**** Available data ****

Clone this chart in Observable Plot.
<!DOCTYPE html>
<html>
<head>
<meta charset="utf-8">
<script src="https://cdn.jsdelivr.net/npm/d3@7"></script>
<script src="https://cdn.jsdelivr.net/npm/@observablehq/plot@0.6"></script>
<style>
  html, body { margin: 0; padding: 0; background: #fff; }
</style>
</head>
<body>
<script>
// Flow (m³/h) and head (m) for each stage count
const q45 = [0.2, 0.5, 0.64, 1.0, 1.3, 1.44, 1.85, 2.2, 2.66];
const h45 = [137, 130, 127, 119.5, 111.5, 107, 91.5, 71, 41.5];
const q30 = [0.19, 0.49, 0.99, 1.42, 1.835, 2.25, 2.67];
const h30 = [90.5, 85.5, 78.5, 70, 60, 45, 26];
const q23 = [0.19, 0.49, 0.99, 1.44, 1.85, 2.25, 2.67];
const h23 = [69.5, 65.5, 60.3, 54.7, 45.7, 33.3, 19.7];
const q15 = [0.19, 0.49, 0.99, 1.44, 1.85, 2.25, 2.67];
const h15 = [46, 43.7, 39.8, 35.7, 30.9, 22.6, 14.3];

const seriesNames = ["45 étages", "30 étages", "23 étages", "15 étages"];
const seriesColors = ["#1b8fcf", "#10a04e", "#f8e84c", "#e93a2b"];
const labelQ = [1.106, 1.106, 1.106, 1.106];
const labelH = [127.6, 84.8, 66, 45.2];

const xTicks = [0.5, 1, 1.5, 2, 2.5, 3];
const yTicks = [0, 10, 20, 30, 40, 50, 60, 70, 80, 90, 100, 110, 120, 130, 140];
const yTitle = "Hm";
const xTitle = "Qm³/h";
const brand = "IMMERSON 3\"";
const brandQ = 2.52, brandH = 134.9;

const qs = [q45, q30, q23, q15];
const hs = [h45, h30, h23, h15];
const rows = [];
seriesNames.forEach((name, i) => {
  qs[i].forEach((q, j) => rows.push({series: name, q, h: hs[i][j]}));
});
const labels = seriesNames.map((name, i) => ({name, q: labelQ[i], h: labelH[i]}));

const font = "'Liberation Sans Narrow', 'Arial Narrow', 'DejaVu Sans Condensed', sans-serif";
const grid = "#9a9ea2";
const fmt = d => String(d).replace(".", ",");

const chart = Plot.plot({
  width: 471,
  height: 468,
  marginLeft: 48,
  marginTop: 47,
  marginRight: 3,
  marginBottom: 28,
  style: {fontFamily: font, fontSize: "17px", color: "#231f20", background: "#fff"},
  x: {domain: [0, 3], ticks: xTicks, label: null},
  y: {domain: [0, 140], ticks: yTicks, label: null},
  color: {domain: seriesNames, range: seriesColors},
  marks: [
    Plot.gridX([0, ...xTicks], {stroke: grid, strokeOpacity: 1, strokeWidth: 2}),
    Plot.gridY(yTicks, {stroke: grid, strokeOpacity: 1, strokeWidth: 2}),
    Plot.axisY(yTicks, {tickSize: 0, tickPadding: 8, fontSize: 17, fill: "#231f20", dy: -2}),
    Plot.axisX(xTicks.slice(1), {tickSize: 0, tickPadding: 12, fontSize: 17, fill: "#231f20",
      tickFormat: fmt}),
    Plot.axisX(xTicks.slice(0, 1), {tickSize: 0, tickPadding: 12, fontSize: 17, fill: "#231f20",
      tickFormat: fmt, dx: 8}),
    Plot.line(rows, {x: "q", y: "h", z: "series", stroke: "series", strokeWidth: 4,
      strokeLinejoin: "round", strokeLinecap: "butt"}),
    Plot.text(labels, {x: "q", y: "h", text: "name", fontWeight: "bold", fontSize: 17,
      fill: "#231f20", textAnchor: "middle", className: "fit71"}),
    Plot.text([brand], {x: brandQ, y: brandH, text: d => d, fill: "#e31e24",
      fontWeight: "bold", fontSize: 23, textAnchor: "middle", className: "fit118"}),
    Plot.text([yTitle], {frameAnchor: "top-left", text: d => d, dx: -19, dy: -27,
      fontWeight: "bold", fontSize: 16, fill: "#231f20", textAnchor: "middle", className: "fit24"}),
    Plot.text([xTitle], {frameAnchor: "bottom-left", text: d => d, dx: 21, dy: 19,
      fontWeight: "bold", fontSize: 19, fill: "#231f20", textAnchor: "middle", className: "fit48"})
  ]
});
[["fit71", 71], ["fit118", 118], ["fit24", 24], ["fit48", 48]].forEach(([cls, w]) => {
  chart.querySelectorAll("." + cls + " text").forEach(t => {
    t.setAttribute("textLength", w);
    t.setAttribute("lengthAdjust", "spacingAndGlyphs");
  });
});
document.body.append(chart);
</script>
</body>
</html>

****

◆ Task instructions
Among the lines of the material, find those that hold the word "chart" and copy them.

◆ Expected answer
Clone this chart in Observable Plot.
const chart = Plot.plot({
  chart.querySelectorAll("." + cls + " text").forEach(t => {
document.body.append(chart);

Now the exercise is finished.